Eyeballing Figure 1 of their response actually seems to support this: the three subregions in the Americas contain nearly 80 % of all polysynthetic languages. In each of them, the median population size lies below the global median. However, if we compare within each of these three regions, polysynthetic languages have a higher median L1_population size than non-polysynthetic ones. Might this pattern point towards a classic Simpson's paradox?
A negative global association arises because polysynth lang are concentrated in regions with smaller overall populations, even though within regions the relationsh is positive. Once we account for that structure—as our mixed logit models do—the supposed "global" negative effect reverses direction.

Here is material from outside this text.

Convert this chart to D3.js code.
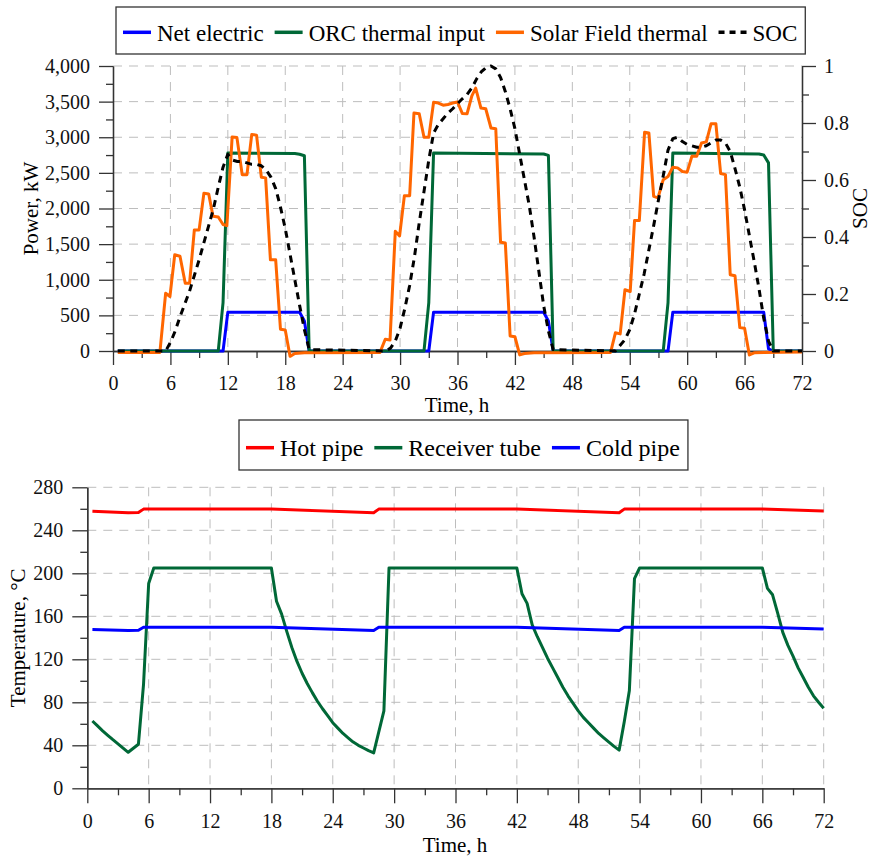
<!DOCTYPE html>
<html>
<head>
<meta charset="utf-8">
<script src="https://cdn.jsdelivr.net/npm/d3@7"></script>
<style>
  body { margin: 0; background: #fff; }
  svg, svg text { font-family: "Liberation Serif", "DejaVu Serif", "Times New Roman", serif; }
  .grid line { stroke: #bdbdbd; stroke-width: 1; stroke-dasharray: 9,7; }
  .axis path, .axis line { stroke: #333; stroke-width: 1.3; }
  .axis text { fill: #111; font-size: 20px; }
  .series { fill: none; stroke-width: 3; stroke-linejoin: round; }
</style>
</head>
<body>
<script>
// ---- data: [time h, value] ----
var netElectric = [[0.5,0],[11.5,0],[12.0,545],[19.5,545],[20.0,420],[20.5,0],[33.0,0],[33.5,545],
  [45.0,545],[45.5,420],[46.0,0],[58.0,0],[58.5,545],[68.0,545],[68.5,30],[69.0,0],[72.0,0]];

var orcThermal = [[0.5,0],[11.0,0],[11.5,680],[12.0,2780],[19.0,2772],[19.5,2762],[20.0,2740],[20.5,0],
  [32.5,0],[33.0,680],[33.5,2780],[45.0,2765],[45.5,2745],[46.0,0],[57.5,0],[58.0,680],[58.5,2780],
  [67.5,2765],[68.0,2750],[68.5,2640],[69.0,0],[72.0,0]];

var solarField = [[0.5,-20],[4.9,-20],[5.5,810],[5.95,765],[6.45,1350],[7.0,1330],[7.55,950],[8.0,950],
  [8.5,1700],[9.0,1700],[9.5,2215],[10.0,2205],[10.45,1890],[11.0,1880],[11.5,1775],[11.9,1760],
  [12.45,3005],[12.95,2995],[13.5,2475],[14.0,2475],[14.5,3040],[15.0,3030],[15.5,2440],[15.95,2430],
  [16.45,1280],[17.0,1280],[17.5,305],[18.0,295],[18.5,-75],[19.0,-35],[20.0,-25],[27.9,-20],
  [28.45,165],[28.95,155],[29.5,1680],[29.95,1615],[30.45,2180],[31.0,2180],[31.45,3340],[32.0,3330],
  [32.5,3000],[33.0,3000],[33.5,3490],[34.0,3480],[34.5,3450],[35.0,3460],[35.5,3480],[36.0,3495],
  [36.5,3335],[37.0,3330],[37.5,3580],[37.9,3690],[38.45,3410],[38.95,3400],[39.5,3130],[40.0,3120],
  [40.5,1525],[41.0,1515],[41.5,210],[42.0,200],[42.5,-55],[43.0,-35],[44.0,-25],[52.0,-20],
  [52.5,255],[53.0,240],[53.5,860],[54.05,835],[54.5,1830],[55.0,1830],[55.55,3070],[56.0,3060],
  [56.5,2170],[56.95,2150],[57.5,2405],[58.0,2450],[58.5,2580],[59.0,2570],[59.5,2520],[60.0,2510],
  [60.5,2735],[61.0,2735],[61.5,2920],[62.0,2935],[62.5,3190],[63.0,3190],[63.5,2490],[64.0,2475],
  [64.5,1070],[65.0,1055],[65.5,328],[66.0,318],[66.5,-55],[67.0,-25],[68.0,-20],[72.0,-15]];

var soc = [[0.5,0],[5.5,0],[6.0,0.03],[6.5,0.07],[7.0,0.12],[7.5,0.165],[8.0,0.21],[8.5,0.265],[9.0,0.32],
  [9.5,0.38],[10.0,0.44],[10.5,0.5],[11.0,0.575],[11.5,0.645],[12.0,0.69],[12.5,0.67],[13.0,0.665],
  [13.5,0.665],[14.0,0.66],[14.5,0.655],[15.0,0.655],[15.5,0.65],[16.0,0.635],[16.5,0.61],[17.0,0.57],
  [17.5,0.505],[18.0,0.43],[18.5,0.34],[19.0,0.25],[19.5,0.16],[20.0,0.075],[20.5,0.005],[28.5,0],
  [29.0,0.01],[29.5,0.035],[30.0,0.08],[30.5,0.15],[31.0,0.23],[31.5,0.33],[32.0,0.45],[32.5,0.56],
  [33.0,0.67],[33.5,0.765],[34.0,0.795],[34.5,0.815],[35.0,0.835],[35.5,0.85],[36.0,0.868],[36.5,0.885],
  [37.0,0.9],[37.5,0.923],[38.0,0.955],[38.5,0.98],[39.0,0.995],[39.5,1.0],[40.0,0.99],[40.5,0.96],
  [41.0,0.91],[41.5,0.85],[42.0,0.78],[42.5,0.69],[43.0,0.6],[43.5,0.51],[44.0,0.4],[44.5,0.28],
  [45.0,0.16],[45.5,0.07],[46.0,0.005],[52.5,0],[53.0,0.02],[53.5,0.04],[54.0,0.075],[54.5,0.13],
  [55.0,0.2],[55.5,0.27],[56.0,0.355],[56.5,0.44],[57.0,0.53],[57.5,0.615],[58.0,0.705],[58.5,0.745],
  [59.0,0.75],[59.5,0.735],[60.0,0.725],[60.5,0.72],[61.0,0.715],[61.5,0.715],[62.0,0.72],[62.5,0.73],
  [63.0,0.74],[63.5,0.74],[64.0,0.73],[64.5,0.7],[65.0,0.64],[65.5,0.575],[66.0,0.495],[66.5,0.405],
  [67.0,0.315],[67.5,0.22],[68.0,0.115],[68.5,0.035],[69.0,0],[72.0,0]];

var hotPipe = [[0.5,257.8],[4.0,256.3],[5.0,256.5],[5.5,259.7],[18.0,259.7],[28.0,256.3],[28.5,259.7],
  [42.0,259.7],[52.0,256.3],[52.5,259.7],[66.0,259.7],[72.0,258.0]];

var receiverTube = [[0.5,62.6],[1.0,58],[1.5,53.5],[2.0,49.3],[2.5,45.2],[3.0,41.3],[3.5,37.4],[4.0,33.5],
  [5.0,41],[5.5,97],[6.0,190.5],[6.5,205],[18.0,205],[18.5,174],[19.0,162],[19.5,146],[20.0,131],
  [20.5,118],[21.0,107],[21.5,97.5],[22.0,89],[22.5,81],[23.0,74],[23.5,67.5],[24.0,61],[24.5,56],
  [25.0,51],[25.5,47],[26.0,43],[26.5,40],[27.0,37.5],[27.5,35],[28.0,33],
  [29.0,72],[29.5,205],[42.0,205],[42.5,181],[43.0,172],[43.5,152],[44.0,141],[44.5,131],[45.0,121],
  [45.5,112],[46.0,103],[46.5,94],[47.0,86],[47.5,79],[48.0,72],[48.5,66],[49.0,61],[49.5,56],
  [50.0,51],[50.5,47],[51.0,43],[51.5,39],[52.0,35.5],[52.5,62],[53.0,91],
  [53.5,195],[54.0,205],[66.0,205],[66.5,186],[67.0,180],[67.5,163],[68.0,145],[68.5,133],[69.0,123],
  [69.5,112],[70.0,103],[70.5,94],[71.0,86],[71.5,80],[72.0,74.5]];

var coldPipe = [[0.5,147.8],[4.0,146.8],[5.0,147.0],[5.5,149.8],[18.0,149.8],[28.0,146.8],[28.5,149.8],
  [42.0,149.8],[52.0,146.8],[52.5,149.8],[66.0,149.8],[72.0,148.2]];

var timeTicks = d3.range(0, 73, 6);
var powerTicks = d3.range(0, 4001, 500);
var socTicks = [0, 0.2, 0.4, 0.6, 0.8, 1];
var tempTicks = d3.range(0, 281, 40);

var topLegend = [
  {name: "Net electric", color: "#0000ff", data: netElectric},
  {name: "ORC thermal input", color: "#006837", data: orcThermal},
  {name: "Solar Field thermal", color: "#ff6600", data: solarField},
  {name: "SOC", color: "#000", data: soc, dash: true}
];
var bottomLegend = [
  {name: "Hot pipe", color: "#ff0000", data: hotPipe},
  {name: "Receiver tube", color: "#006837", data: receiverTube},
  {name: "Cold pipe", color: "#0000ff", data: coldPipe}
];

var serif = "'Liberation Serif', 'DejaVu Serif', serif";

var svg = d3.select("body").append("svg")
    .attr("width", 874).attr("height", 861)
    .attr("font-family", serif);

// ---------------- top chart ----------------
var x1 = d3.scaleLinear().domain([0, 72]).range([113, 802]);
var yP = d3.scaleLinear().domain([0, 4000]).range([351, 66]);
var yS = d3.scaleLinear().domain([0, 1]).range([351, 66]);

// grid
svg.append("g").attr("class", "grid")
  .selectAll("line").data(powerTicks.slice(1)).enter().append("line")
  .attr("x1", x1(0)).attr("x2", x1(72))
  .attr("y1", function(d){ return yP(d); }).attr("y2", function(d){ return yP(d); });
svg.append("g").attr("class", "grid")
  .selectAll("line").data(timeTicks.slice(1, -1)).enter().append("line")
  .attr("x1", function(d){ return x1(d); }).attr("x2", function(d){ return x1(d); })
  .attr("y1", yP(4000)).attr("y2", yP(0));

// axes, major + minor ticks
function styleAxis(g) {
  g.attr("font-family", serif).attr("font-size", 20);
}
svg.append("g").attr("class", "axis").attr("transform", "translate(0," + yP(0) + ")")
  .call(d3.axisBottom(x1).tickValues(d3.range(3, 72, 6)).tickSize(7).tickFormat("").tickSizeOuter(0));
svg.append("g").attr("class", "axis").attr("transform", "translate(0," + yP(0) + ")")
  .call(d3.axisBottom(x1).tickValues(timeTicks).tickSize(14).tickPadding(11).tickSizeOuter(0))
  .call(styleAxis);
svg.append("g").attr("class", "axis").attr("transform", "translate(" + x1(0) + ",0)")
  .call(d3.axisLeft(yP).tickValues(d3.range(250, 4000, 500)).tickSize(7).tickFormat("").tickSizeOuter(0));
svg.append("g").attr("class", "axis").attr("transform", "translate(" + x1(0) + ",0)")
  .call(d3.axisLeft(yP).tickValues(powerTicks).tickSize(14).tickPadding(9).tickSizeOuter(0)
    .tickFormat(d3.format(",")))
  .call(styleAxis);
svg.append("g").attr("class", "axis").attr("transform", "translate(" + x1(72) + ",0)")
  .call(d3.axisRight(yS).tickValues([0.1, 0.3, 0.5, 0.7, 0.9]).tickSize(7).tickFormat("").tickSizeOuter(0));
svg.append("g").attr("class", "axis").attr("transform", "translate(" + x1(72) + ",0)")
  .call(d3.axisRight(yS).tickValues(socTicks).tickSize(14).tickPadding(8).tickSizeOuter(0)
    .tickFormat(d3.format("~g")))
  .call(styleAxis);

// lines
var lineP = d3.line().x(function(d){ return x1(d[0]); }).y(function(d){ return yP(d[1]); });
var lineS = d3.line().x(function(d){ return x1(d[0]); }).y(function(d){ return yS(d[1]); });
topLegend.forEach(function(s) {
  svg.append("path").datum(s.data).attr("class", "series")
    .attr("stroke", s.color)
    .attr("stroke-width", s.dash ? 3.5 : 3)
    .attr("stroke-dasharray", s.dash ? "7,5.5" : null)
    .attr("d", s.dash ? lineS : lineP);
});

// axis titles
svg.append("text").attr("transform", "translate(38,208.5) rotate(-90)")
  .attr("text-anchor", "middle").style("font-size", "21px").text("Power, kW");
svg.append("text").attr("transform", "translate(867,208.5) rotate(-90)")
  .attr("text-anchor", "middle").style("font-size", "21px").text("SOC");
svg.append("text").attr("x", 457).attr("y", 412)
  .attr("text-anchor", "middle").style("font-size", "21px").text("Time, h");

// ---------------- bottom chart ----------------
var x2 = d3.scaleLinear().domain([0, 72]).range([87.3, 823.7]);
var yT = d3.scaleLinear().domain([0, 280]).range([788.3, 487.3]);

svg.append("g").attr("class", "grid")
  .selectAll("line").data(tempTicks.slice(1)).enter().append("line")
  .attr("x1", x2(0)).attr("x2", x2(72))
  .attr("y1", function(d){ return yT(d); }).attr("y2", function(d){ return yT(d); });
svg.append("g").attr("class", "grid")
  .selectAll("line").data(timeTicks.slice(1)).enter().append("line")
  .attr("x1", function(d){ return x2(d); }).attr("x2", function(d){ return x2(d); })
  .attr("y1", yT(280)).attr("y2", yT(0));

svg.append("g").attr("class", "axis").attr("transform", "translate(0," + yT(0) + ")")
  .call(d3.axisBottom(x2).tickValues(d3.range(3, 72, 6)).tickSize(7).tickFormat("").tickSizeOuter(0));
svg.append("g").attr("class", "axis").attr("transform", "translate(0," + yT(0) + ")")
  .call(d3.axisBottom(x2).tickValues(timeTicks).tickSize(15).tickPadding(11).tickSizeOuter(0))
  .call(styleAxis);
svg.append("g").attr("class", "axis").attr("transform", "translate(" + x2(0) + ",0)")
  .call(d3.axisLeft(yT).tickValues(d3.range(20, 280, 40)).tickSize(7).tickFormat("").tickSizeOuter(0));
svg.append("g").attr("class", "axis").attr("transform", "translate(" + x2(0) + ",0)")
  .call(d3.axisLeft(yT).tickValues(tempTicks).tickSize(15).tickPadding(9).tickSizeOuter(0))
  .call(styleAxis);

var lineT = d3.line().x(function(d){ return x2(d[0]); }).y(function(d){ return yT(d[1]); });
bottomLegend.forEach(function(s) {
  svg.append("path").datum(s.data).attr("class", "series")
    .attr("stroke", s.color).attr("d", lineT);
});

svg.append("text").attr("transform", "translate(25,637.8) rotate(-90)")
  .attr("text-anchor", "middle").style("font-size", "21px").text("Temperature, \u00B0C");
svg.append("text").attr("x", 455).attr("y", 852)
  .attr("text-anchor", "middle").style("font-size", "21px").text("Time, h");

// ---------------- legends ----------------
function drawLegend(items, x0, top, h, fs, lineY, baseY) {
  var g = svg.append("g");
  var box = g.append("rect").attr("fill", "#fff").attr("stroke", "#333").attr("stroke-width", 1.3);
  var cx = x0 + 7;
  items.forEach(function(s) {
    g.append("line").attr("x1", cx).attr("x2", cx + 28).attr("y1", lineY).attr("y2", lineY)
      .attr("stroke", s.color).attr("stroke-width", 3.5)
      .attr("stroke-dasharray", s.dash ? "6,5" : null);
    var t = g.append("text").attr("x", cx + 34).attr("y", baseY)
      .attr("font-family", serif)
      .style("font-size", fs + "px").text(s.name);
    cx = cx + 34 + t.node().getComputedTextLength() + 11;
  });
  box.attr("x", x0).attr("y", top).attr("width", cx - 11 + 8 - x0).attr("height", h);
}
drawLegend(topLegend, 116, 7, 47, 23, 32.3, 41);
drawLegend(bottomLegend, 239, 420, 50, 24, 447.7, 456);
</script>
</body>
</html>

@sascha_wolfer@fediscience.org
2025-10-10 06:06:17

Finally, what Xia & Lindell call a "separation problem" is, in our view, a feature of our approach and not a bug.
If, e.g., all languages in a family are polysynthetic (or none are), that’s not a statistical artefact – it’s the signal. The outcome is well associated with genealogy, showing that family membership captures someth genuinely informative about the process. When the model finds that family explains a large share of the variance, that's not a failure–it's evidence that phylogenetic structure dominates the pattern.
So while Xia & Lindell insist that "autocorrelation due to relationships and distance cannot be captured in family or regional-level analyses", we see that as an empirical question – and we treated it as one.
The real test is whether a mixed model that explicitly represents phylogeny and geography performs worse than their alternative, where the entire shared history of languages and environments is effectively collapsed into a single dimension (an eigenvector).
In other words: we model relationships – Xia & Lindell summarise them into one number per language.